# Work to do
Skip the pictures, please, and write out exactly the lines from the opening of the data through the line containing "Chart.register(...registerables);".

# Data segment

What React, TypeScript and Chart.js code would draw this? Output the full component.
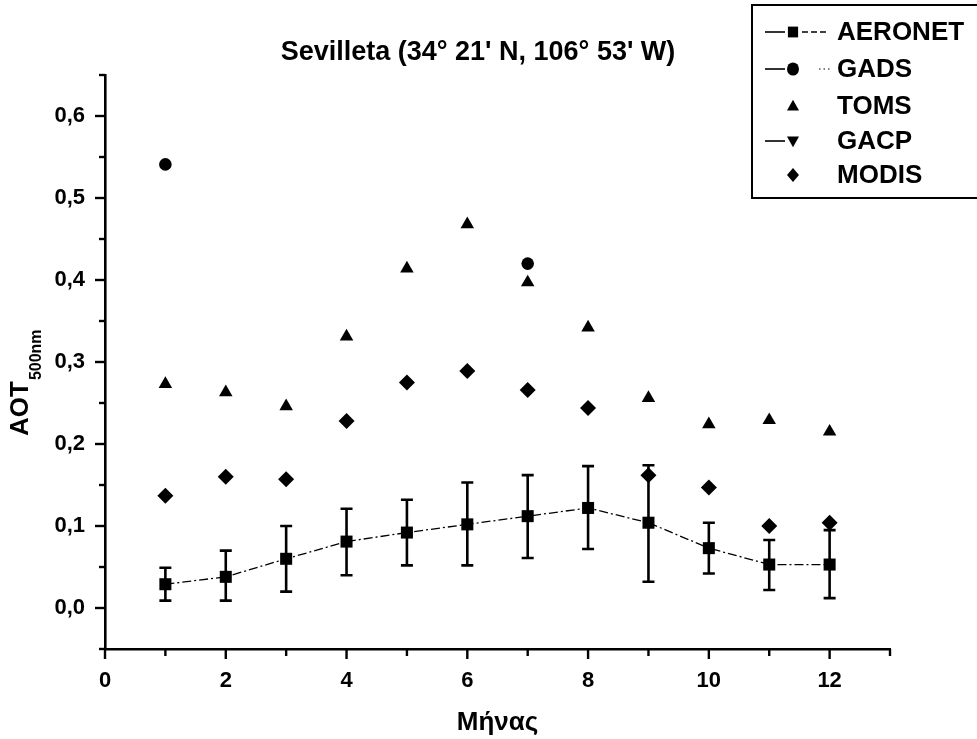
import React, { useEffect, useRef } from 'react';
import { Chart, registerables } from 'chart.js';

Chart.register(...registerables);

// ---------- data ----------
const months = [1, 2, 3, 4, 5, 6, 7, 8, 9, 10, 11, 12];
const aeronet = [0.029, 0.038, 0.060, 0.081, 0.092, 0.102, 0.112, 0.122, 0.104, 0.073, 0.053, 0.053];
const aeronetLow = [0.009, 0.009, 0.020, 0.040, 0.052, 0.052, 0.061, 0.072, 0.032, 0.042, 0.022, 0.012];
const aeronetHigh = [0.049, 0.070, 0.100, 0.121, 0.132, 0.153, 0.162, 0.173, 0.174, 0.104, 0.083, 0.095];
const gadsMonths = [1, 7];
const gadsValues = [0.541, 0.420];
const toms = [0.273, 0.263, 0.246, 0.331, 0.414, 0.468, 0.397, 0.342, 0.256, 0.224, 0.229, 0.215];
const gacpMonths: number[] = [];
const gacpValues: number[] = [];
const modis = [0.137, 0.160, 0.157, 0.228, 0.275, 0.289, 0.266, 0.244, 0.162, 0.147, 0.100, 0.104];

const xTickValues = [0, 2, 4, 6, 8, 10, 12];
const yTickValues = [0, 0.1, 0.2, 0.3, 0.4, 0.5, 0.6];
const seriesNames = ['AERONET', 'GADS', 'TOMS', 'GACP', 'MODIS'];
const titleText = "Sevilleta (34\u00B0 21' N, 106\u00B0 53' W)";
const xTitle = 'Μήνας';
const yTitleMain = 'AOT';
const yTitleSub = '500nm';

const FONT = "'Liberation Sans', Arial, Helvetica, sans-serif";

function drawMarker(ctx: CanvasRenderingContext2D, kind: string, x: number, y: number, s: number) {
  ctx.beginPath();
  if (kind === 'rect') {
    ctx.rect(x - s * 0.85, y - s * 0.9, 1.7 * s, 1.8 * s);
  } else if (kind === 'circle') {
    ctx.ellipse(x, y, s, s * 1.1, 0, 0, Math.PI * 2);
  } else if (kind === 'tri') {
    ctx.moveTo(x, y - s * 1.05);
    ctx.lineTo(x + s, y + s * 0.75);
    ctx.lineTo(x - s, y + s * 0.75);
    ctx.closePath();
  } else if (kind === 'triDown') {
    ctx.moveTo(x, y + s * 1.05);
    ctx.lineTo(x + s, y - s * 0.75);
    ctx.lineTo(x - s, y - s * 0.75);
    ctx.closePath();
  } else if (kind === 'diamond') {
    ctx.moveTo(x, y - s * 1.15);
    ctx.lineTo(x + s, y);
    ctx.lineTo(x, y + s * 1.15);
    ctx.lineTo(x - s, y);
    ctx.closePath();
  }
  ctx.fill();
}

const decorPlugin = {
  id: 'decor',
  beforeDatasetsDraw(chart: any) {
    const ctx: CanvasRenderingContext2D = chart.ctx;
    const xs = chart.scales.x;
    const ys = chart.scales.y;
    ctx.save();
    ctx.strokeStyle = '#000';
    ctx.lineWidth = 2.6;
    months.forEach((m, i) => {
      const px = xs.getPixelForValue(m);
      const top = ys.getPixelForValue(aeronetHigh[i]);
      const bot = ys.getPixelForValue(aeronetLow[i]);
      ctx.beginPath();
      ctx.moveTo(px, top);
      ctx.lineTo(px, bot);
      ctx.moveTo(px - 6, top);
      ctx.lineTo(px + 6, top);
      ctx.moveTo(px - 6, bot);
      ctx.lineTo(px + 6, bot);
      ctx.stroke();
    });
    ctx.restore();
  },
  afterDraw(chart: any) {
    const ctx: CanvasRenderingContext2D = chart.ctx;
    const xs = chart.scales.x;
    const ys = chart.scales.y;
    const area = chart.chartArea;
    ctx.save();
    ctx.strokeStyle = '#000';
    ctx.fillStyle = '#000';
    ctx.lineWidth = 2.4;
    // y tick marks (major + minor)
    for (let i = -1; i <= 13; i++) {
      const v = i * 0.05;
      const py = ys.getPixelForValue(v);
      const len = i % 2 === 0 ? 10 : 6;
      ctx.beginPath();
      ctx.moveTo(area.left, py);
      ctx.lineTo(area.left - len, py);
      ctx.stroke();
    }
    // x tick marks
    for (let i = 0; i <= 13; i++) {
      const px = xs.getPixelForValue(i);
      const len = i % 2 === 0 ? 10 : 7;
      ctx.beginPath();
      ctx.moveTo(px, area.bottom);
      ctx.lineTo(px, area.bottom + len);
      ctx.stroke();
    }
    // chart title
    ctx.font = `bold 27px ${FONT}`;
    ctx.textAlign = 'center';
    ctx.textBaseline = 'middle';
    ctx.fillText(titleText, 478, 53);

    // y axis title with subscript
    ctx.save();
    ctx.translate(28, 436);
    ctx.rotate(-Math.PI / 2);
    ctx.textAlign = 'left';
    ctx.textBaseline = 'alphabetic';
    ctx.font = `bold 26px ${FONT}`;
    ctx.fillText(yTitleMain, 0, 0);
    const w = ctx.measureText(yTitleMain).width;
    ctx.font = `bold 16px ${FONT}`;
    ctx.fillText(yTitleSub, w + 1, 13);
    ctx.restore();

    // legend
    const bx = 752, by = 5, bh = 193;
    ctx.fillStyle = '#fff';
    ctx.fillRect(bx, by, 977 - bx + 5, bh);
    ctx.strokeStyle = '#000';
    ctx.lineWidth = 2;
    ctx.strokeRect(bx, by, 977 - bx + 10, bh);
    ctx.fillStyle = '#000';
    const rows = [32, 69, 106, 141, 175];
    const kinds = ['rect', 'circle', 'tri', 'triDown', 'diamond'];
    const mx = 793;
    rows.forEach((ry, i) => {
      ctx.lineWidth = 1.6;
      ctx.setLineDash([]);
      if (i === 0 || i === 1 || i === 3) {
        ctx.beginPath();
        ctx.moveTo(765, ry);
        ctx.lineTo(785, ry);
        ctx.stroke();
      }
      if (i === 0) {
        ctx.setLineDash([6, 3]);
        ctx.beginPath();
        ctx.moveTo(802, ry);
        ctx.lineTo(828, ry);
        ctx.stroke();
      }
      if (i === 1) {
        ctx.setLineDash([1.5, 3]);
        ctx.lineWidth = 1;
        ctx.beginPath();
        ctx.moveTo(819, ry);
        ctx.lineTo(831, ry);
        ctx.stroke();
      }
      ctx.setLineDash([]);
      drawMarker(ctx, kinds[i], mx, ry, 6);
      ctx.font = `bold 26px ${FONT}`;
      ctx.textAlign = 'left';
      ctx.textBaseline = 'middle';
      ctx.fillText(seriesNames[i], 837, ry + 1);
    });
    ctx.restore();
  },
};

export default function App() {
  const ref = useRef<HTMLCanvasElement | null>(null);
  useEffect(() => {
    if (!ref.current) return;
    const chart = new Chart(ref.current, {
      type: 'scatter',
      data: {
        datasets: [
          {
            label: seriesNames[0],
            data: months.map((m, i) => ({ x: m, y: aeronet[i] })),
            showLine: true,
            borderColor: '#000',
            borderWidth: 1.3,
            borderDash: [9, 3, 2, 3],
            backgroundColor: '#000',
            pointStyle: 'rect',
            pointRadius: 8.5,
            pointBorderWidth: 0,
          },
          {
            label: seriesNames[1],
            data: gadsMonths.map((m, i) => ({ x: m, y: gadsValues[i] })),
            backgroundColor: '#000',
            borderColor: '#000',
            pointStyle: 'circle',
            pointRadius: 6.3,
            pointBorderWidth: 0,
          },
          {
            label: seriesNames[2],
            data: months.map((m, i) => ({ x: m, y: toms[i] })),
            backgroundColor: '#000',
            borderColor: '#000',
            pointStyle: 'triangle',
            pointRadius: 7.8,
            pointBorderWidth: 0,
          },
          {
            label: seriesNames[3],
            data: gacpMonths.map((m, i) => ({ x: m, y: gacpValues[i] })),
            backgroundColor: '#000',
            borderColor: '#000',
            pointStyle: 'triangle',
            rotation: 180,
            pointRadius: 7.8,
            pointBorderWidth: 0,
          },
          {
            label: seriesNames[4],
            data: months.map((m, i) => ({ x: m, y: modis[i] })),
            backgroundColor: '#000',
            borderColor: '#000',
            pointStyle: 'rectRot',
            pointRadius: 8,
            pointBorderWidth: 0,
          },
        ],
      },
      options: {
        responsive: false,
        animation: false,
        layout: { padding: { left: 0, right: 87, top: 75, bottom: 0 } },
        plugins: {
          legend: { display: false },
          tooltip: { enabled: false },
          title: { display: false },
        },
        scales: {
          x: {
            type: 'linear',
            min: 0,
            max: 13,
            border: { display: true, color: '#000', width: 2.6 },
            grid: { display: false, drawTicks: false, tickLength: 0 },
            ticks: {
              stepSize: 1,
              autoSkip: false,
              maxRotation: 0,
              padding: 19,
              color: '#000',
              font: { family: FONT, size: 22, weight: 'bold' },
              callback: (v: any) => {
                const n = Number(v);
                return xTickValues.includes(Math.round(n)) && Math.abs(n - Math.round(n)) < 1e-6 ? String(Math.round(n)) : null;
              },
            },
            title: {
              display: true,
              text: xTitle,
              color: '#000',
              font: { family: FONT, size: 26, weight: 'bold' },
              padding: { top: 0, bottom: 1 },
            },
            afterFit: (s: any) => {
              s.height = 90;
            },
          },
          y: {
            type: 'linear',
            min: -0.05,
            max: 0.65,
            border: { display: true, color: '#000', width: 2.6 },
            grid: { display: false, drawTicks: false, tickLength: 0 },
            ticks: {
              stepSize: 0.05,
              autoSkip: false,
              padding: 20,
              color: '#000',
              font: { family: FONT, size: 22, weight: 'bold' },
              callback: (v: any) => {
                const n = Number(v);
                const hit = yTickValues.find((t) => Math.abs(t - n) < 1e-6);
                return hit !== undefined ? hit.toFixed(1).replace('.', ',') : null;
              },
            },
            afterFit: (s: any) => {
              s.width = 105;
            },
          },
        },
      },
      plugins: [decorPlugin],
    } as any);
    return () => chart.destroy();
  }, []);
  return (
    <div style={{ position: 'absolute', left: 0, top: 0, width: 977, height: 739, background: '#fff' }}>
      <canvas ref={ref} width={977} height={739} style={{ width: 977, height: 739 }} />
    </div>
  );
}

# Solution for this task
What React, TypeScript and Chart.js code would draw this? Output the full component.
import React, { useEffect, useRef } from 'react';
import { Chart, registerables } from 'chart.js';

Chart.register(...registerables);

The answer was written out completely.